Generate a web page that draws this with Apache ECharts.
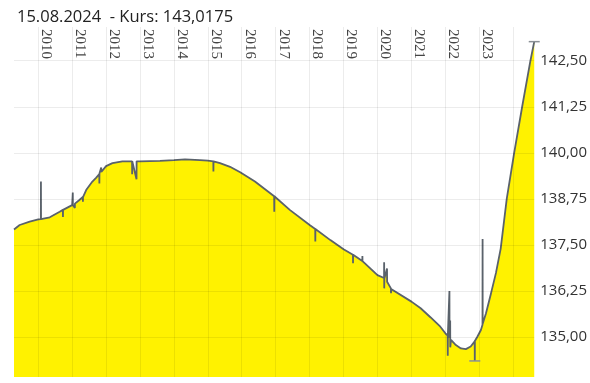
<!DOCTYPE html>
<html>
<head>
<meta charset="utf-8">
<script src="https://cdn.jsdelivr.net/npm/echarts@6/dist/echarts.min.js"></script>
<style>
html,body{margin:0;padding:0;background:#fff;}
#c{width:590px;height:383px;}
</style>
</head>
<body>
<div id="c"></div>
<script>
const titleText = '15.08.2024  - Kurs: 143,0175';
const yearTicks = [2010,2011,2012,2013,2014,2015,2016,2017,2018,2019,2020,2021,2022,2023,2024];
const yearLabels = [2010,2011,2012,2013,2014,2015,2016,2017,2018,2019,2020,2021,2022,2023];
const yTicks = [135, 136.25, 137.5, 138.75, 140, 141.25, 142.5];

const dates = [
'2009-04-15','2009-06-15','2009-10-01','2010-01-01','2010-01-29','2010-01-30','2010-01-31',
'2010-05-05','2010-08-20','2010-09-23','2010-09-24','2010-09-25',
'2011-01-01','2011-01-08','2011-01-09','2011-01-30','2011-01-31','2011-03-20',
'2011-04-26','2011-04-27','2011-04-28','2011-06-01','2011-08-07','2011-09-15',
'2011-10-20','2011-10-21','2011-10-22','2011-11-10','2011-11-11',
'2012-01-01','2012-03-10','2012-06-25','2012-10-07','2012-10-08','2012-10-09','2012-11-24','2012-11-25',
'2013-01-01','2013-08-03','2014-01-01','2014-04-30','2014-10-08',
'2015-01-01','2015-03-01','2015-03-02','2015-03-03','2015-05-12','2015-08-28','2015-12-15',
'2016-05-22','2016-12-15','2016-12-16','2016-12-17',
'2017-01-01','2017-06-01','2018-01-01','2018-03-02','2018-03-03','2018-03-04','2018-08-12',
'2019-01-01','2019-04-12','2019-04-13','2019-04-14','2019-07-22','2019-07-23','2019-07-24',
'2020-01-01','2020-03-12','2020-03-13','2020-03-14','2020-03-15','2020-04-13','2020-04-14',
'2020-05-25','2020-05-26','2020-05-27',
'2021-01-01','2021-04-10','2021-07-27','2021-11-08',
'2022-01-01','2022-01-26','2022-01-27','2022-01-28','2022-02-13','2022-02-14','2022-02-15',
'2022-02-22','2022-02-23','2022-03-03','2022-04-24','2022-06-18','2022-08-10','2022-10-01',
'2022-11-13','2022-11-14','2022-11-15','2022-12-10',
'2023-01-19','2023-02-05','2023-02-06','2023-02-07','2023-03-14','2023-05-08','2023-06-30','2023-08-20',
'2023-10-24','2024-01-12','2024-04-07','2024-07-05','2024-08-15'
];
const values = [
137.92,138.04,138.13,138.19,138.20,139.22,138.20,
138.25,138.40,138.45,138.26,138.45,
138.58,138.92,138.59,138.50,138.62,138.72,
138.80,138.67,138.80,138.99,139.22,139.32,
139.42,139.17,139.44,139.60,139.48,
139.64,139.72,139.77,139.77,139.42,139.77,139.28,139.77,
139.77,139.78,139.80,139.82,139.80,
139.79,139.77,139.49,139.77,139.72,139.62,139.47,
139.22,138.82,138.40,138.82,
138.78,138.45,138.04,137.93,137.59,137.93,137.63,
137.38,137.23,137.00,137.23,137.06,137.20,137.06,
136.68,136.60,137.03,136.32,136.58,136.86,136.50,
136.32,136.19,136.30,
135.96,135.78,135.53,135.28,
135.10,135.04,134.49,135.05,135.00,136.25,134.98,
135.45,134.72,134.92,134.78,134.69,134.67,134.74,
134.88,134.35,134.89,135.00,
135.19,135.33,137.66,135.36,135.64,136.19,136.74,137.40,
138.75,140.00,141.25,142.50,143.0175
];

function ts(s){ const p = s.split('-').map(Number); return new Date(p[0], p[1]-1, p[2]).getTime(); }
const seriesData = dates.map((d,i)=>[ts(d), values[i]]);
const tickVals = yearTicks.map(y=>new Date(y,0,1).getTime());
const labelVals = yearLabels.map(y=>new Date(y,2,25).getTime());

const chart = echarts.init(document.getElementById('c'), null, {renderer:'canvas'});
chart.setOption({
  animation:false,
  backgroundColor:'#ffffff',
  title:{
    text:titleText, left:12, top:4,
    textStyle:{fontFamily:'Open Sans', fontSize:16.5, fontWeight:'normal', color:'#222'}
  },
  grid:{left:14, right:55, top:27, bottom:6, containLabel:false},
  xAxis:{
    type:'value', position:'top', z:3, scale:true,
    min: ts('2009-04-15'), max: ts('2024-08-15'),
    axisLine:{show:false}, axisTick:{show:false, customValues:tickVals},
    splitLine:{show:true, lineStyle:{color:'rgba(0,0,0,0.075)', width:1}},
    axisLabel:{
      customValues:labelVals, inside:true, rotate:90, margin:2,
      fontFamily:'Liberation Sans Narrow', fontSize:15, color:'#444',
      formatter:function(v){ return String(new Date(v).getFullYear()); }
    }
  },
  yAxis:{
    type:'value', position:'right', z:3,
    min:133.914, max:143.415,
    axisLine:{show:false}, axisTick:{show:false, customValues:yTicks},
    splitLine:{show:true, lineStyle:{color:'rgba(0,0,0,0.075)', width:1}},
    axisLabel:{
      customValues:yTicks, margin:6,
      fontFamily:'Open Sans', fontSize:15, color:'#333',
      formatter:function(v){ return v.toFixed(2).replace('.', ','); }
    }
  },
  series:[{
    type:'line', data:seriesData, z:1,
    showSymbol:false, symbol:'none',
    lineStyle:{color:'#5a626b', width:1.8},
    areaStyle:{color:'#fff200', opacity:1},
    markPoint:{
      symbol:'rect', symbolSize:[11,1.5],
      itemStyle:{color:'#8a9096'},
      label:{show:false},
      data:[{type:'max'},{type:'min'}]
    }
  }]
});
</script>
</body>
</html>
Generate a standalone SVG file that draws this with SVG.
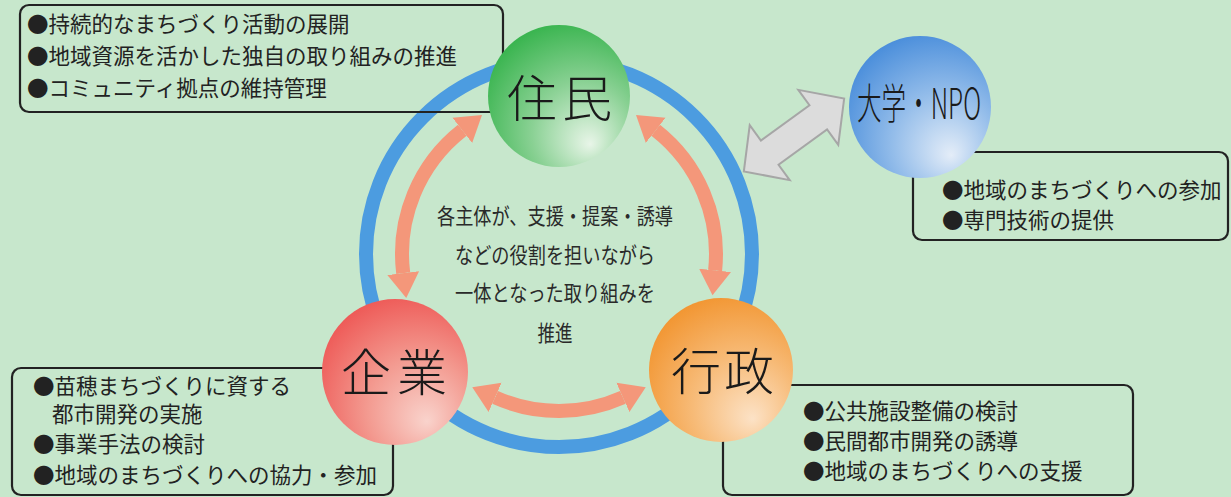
# # # # # # #
Problem requirements
Every line above should be repeated exactly; pictures stay out of the copy.

Solution for this problem
Generate a web page that draws this with Apache ECharts.
<!DOCTYPE html>
<html>
<head>
<meta charset="utf-8">
<script src="https://cdn.jsdelivr.net/npm/echarts@6/dist/echarts.min.js"></script>
<style>
html,body{margin:0;padding:0;background:#fff;}
#c{width:590px;height:383px;}
</style>
</head>
<body>
<div id="c"></div>
<script>
const titleText = '15.08.2024  - Kurs: 143,0175';
const yearTicks = [2010,2011,2012,2013,2014,2015,2016,2017,2018,2019,2020,2021,2022,2023,2024];
const yearLabels = [2010,2011,2012,2013,2014,2015,2016,2017,2018,2019,2020,2021,2022,2023];
const yTicks = [135, 136.25, 137.5, 138.75, 140, 141.25, 142.5];

const dates = [
'2009-04-15','2009-06-15','2009-10-01','2010-01-01','2010-01-29','2010-01-30','2010-01-31',
'2010-05-05','2010-08-20','2010-09-23','2010-09-24','2010-09-25',
'2011-01-01','2011-01-08','2011-01-09','2011-01-30','2011-01-31','2011-03-20',
'2011-04-26','2011-04-27','2011-04-28','2011-06-01','2011-08-07','2011-09-15',
'2011-10-20','2011-10-21','2011-10-22','2011-11-10','2011-11-11',
'2012-01-01','2012-03-10','2012-06-25','2012-10-07','2012-10-08','2012-10-09','2012-11-24','2012-11-25',
'2013-01-01','2013-08-03','2014-01-01','2014-04-30','2014-10-08',
'2015-01-01','2015-03-01','2015-03-02','2015-03-03','2015-05-12','2015-08-28','2015-12-15',
'2016-05-22','2016-12-15','2016-12-16','2016-12-17',
'2017-01-01','2017-06-01','2018-01-01','2018-03-02','2018-03-03','2018-03-04','2018-08-12',
'2019-01-01','2019-04-12','2019-04-13','2019-04-14','2019-07-22','2019-07-23','2019-07-24',
'2020-01-01','2020-03-12','2020-03-13','2020-03-14','2020-03-15','2020-04-13','2020-04-14',
'2020-05-25','2020-05-26','2020-05-27',
'2021-01-01','2021-04-10','2021-07-27','2021-11-08',
'2022-01-01','2022-01-26','2022-01-27','2022-01-28','2022-02-13','2022-02-14','2022-02-15',
'2022-02-22','2022-02-23','2022-03-03','2022-04-24','2022-06-18','2022-08-10','2022-10-01',
'2022-11-13','2022-11-14','2022-11-15','2022-12-10',
'2023-01-19','2023-02-05','2023-02-06','2023-02-07','2023-03-14','2023-05-08','2023-06-30','2023-08-20',
'2023-10-24','2024-01-12','2024-04-07','2024-07-05','2024-08-15'
];
const values = [
137.92,138.04,138.13,138.19,138.20,139.22,138.20,
138.25,138.40,138.45,138.26,138.45,
138.58,138.92,138.59,138.50,138.62,138.72,
138.80,138.67,138.80,138.99,139.22,139.32,
139.42,139.17,139.44,139.60,139.48,
139.64,139.72,139.77,139.77,139.42,139.77,139.28,139.77,
139.77,139.78,139.80,139.82,139.80,
139.79,139.77,139.49,139.77,139.72,139.62,139.47,
139.22,138.82,138.40,138.82,
138.78,138.45,138.04,137.93,137.59,137.93,137.63,
137.38,137.23,137.00,137.23,137.06,137.20,137.06,
136.68,136.60,137.03,136.32,136.58,136.86,136.50,
136.32,136.19,136.30,
135.96,135.78,135.53,135.28,
135.10,135.04,134.49,135.05,135.00,136.25,134.98,
135.45,134.72,134.92,134.78,134.69,134.67,134.74,
134.88,134.35,134.89,135.00,
135.19,135.33,137.66,135.36,135.64,136.19,136.74,137.40,
138.75,140.00,141.25,142.50,143.0175
];

function ts(s){ const p = s.split('-').map(Number); return new Date(p[0], p[1]-1, p[2]).getTime(); }
const seriesData = dates.map((d,i)=>[ts(d), values[i]]);
const tickVals = yearTicks.map(y=>new Date(y,0,1).getTime());
const labelVals = yearLabels.map(y=>new Date(y,2,25).getTime());

const chart = echarts.init(document.getElementById('c'), null, {renderer:'canvas'});
chart.setOption({
  animation:false,
  backgroundColor:'#ffffff',
  title:{
    text:titleText, left:12, top:4,
    textStyle:{fontFamily:'Open Sans', fontSize:16.5, fontWeight:'normal', color:'#222'}
  },
  grid:{left:14, right:55, top:27, bottom:6, containLabel:false},
  xAxis:{
    type:'value', position:'top', z:3, scale:true,
    min: ts('2009-04-15'), max: ts('2024-08-15'),
    axisLine:{show:false}, axisTick:{show:false, customValues:tickVals},
    splitLine:{show:true, lineStyle:{color:'rgba(0,0,0,0.075)', width:1}},
    axisLabel:{
      customValues:labelVals, inside:true, rotate:90, margin:2,
      fontFamily:'Liberation Sans Narrow', fontSize:15, color:'#444',
      formatter:function(v){ return String(new Date(v).getFullYear()); }
    }
  },
  yAxis:{
    type:'value', position:'right', z:3,
    min:133.914, max:143.415,
    axisLine:{show:false}, axisTick:{show:false, customValues:yTicks},
    splitLine:{show:true, lineStyle:{color:'rgba(0,0,0,0.075)', width:1}},
    axisLabel:{
      customValues:yTicks, margin:6,
      fontFamily:'Open Sans', fontSize:15, color:'#333',
      formatter:function(v){ return v.toFixed(2).replace('.', ','); }
    }
  },
  series:[{
    type:'line', data:seriesData, z:1,
    showSymbol:false, symbol:'none',
    lineStyle:{color:'#5a626b', width:1.8},
    areaStyle:{color:'#fff200', opacity:1},
    markPoint:{
      symbol:'rect', symbolSize:[11,1.5],
      itemStyle:{color:'#8a9096'},
      label:{show:false},
      data:[{type:'max'},{type:'min'}]
    }
  }]
});
</script>
</body>
</html>
Generate a standalone SVG file that draws this with SVG.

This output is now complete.